My May 18, 2018 post “How to Serve Process in China… important updates” highlighted a pair of developments in the submission of Hague Service Convention requests to the Central Authority for the People’s Republic of China. In short…
- They moved.
- You can’t send a fee check anymore. Wire transfers only.
Not great news, but hopefully the post helped clear up a bit of confusiion.
Well, today I learned that the Chinese are leading the charge into the 21st century (yeah, the one we’ve been in for almost two decades) by establishing an online portal for submission of requests. No more printing, no more FedEx or UPS delays, and no more wondering if the paperwork actually reached the right desk in Beijing. From the folks at the International Legal Cooperation Center, a unit of the Ministry of Justice in Beijing:
To improve the efficiency of judicial assistance in civil matters, our Ministry has developed an online Civil and Commercial Judicial Assistance System. We invite you to use this newly launched system to submit any request for judicial assistance in civil and commercial matters in the framework of Hague Service Convention, Hague Evidence Convention and bilateral treaties signed between foreign countries and China.

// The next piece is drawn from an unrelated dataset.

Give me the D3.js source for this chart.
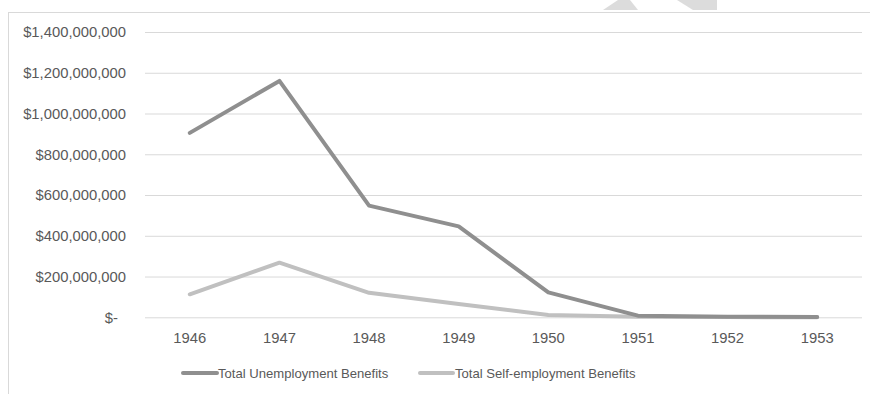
<!DOCTYPE html>
<html>
<head>
<meta charset="utf-8">
<script src="https://cdn.jsdelivr.net/npm/d3@7"></script>
<style>
  html, body { margin: 0; padding: 0; background: #fff; }
  svg { display: block; }
  text { font-family: "Liberation Sans", Arial, sans-serif; fill: #595959; }
</style>
</head>
<body>
<svg id="chart" width="870" height="394"></svg>
<script>
const years = ["1946", "1947", "1948", "1949", "1950", "1951", "1952", "1953"];
const unemployment = [905000000, 1160000000, 548000000, 446000000, 122000000, 8000000, 3000000, 1000000];
const selfEmployment = [113000000, 268000000, 120000000, 65000000, 11000000, 3000000, 1000000, 500000];
const yTicks = [0, 200000000, 400000000, 600000000, 800000000, 1000000000, 1200000000, 1400000000];
const seriesNames = ["Total Unemployment Benefits", "Total Self-employment Benefits"];
const seriesColors = ["#8f8f8f", "#c0c0c0"];

const svg = d3.select("#chart");
const W = 870, H = 394;
const plot = { left: 145, right: 862, top: 32, bottom: 317.3 };

// watermark-like faint shapes at top
svg.append("polygon").attr("points", "603,10 618,0 630,0 638,10").attr("fill", "#dcdcdc");
svg.append("polygon").attr("points", "677,0 717,0 717,10 693,10").attr("fill", "#dcdcdc");

// chart border
svg.append("rect").attr("x", 8.5).attr("y", 12.5).attr("width", W + 10).attr("height", H + 10)
  .attr("fill", "none").attr("stroke", "#d9d9d9").attr("stroke-width", 1);

const x = d3.scaleBand().domain(years).range([plot.left, plot.right]);
const y = d3.scaleLinear().domain([0, 1400000000]).range([plot.bottom, plot.top]);

const fmt = v => v === 0 ? "$-" : "$" + d3.format(",")(v);

// gridlines + y labels via axis
const yAxis = d3.axisLeft(y).tickValues(yTicks).tickFormat(fmt)
  .tickSize(-(plot.right - plot.left)).tickPadding(19);
const gy = svg.append("g").attr("transform", `translate(${plot.left},0)`).call(yAxis);
gy.select(".domain").remove();
gy.selectAll(".tick line").attr("stroke", "#d9d9d9").attr("stroke-width", 1);
gy.selectAll(".tick text").attr("font-size", 14.8).attr("fill", "#595959")
  .attr("dx", d => d === 0 ? -8 : 0);

// x labels
const xAxis = d3.axisBottom(x).tickSize(0).tickPadding(15);
const gx = svg.append("g").attr("transform", `translate(0,${plot.bottom})`).call(xAxis);
gx.select(".domain").remove();
gx.selectAll(".tick text").attr("font-size", 14.8).attr("fill", "#595959");

const line = d3.line().x((d, i) => x(years[i]) + x.bandwidth() / 2).y(d => y(d));

[selfEmployment, unemployment].forEach((s, k) => {
  const idx = k === 0 ? 1 : 0;
  svg.append("path").datum(s).attr("d", line)
    .attr("fill", "none").attr("stroke", seriesColors[idx]).attr("stroke-width", 4)
    .attr("stroke-linejoin", "round").attr("stroke-linecap", "round");
});

// legend
const legendItems = [
  { x1: 183, x2: 217, tx: 218 },
  { x1: 420, x2: 453, tx: 455 }
];
legendItems.forEach((it, i) => {
  svg.append("line").attr("x1", it.x1).attr("x2", it.x2).attr("y1", 373).attr("y2", 373)
    .attr("stroke", seriesColors[i]).attr("stroke-width", 4).attr("stroke-linecap", "round");
  svg.append("text").attr("x", it.tx).attr("y", 378).attr("font-size", 13.1)
    .text(seriesNames[i]);
});
</script>
</body>
</html>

Please log onto www.ilcc.online, register and use.
We hope to see your requests coming onto the system very soon.
For the record, I’ve signed up but have yet to use it– I sent a couple of traditional hard copy requests over just last week– but will update this space as soon as I have a basis to comment.
And for an even more important record, other countries ought to follow China’s lead and do likewise.*
* In my original version of this column, I opined that the U.S. should especially follow China’s lead. Turns out, we already do that, and we did it first. ABC Legal, the company designated to process requests on behalf of the U.S. Department of Justice, provides just such an online portal. My apologies to both for not knowing that– I don’t handle inbound requests, obviously, and I should have looked into the matter before lodging a criticism.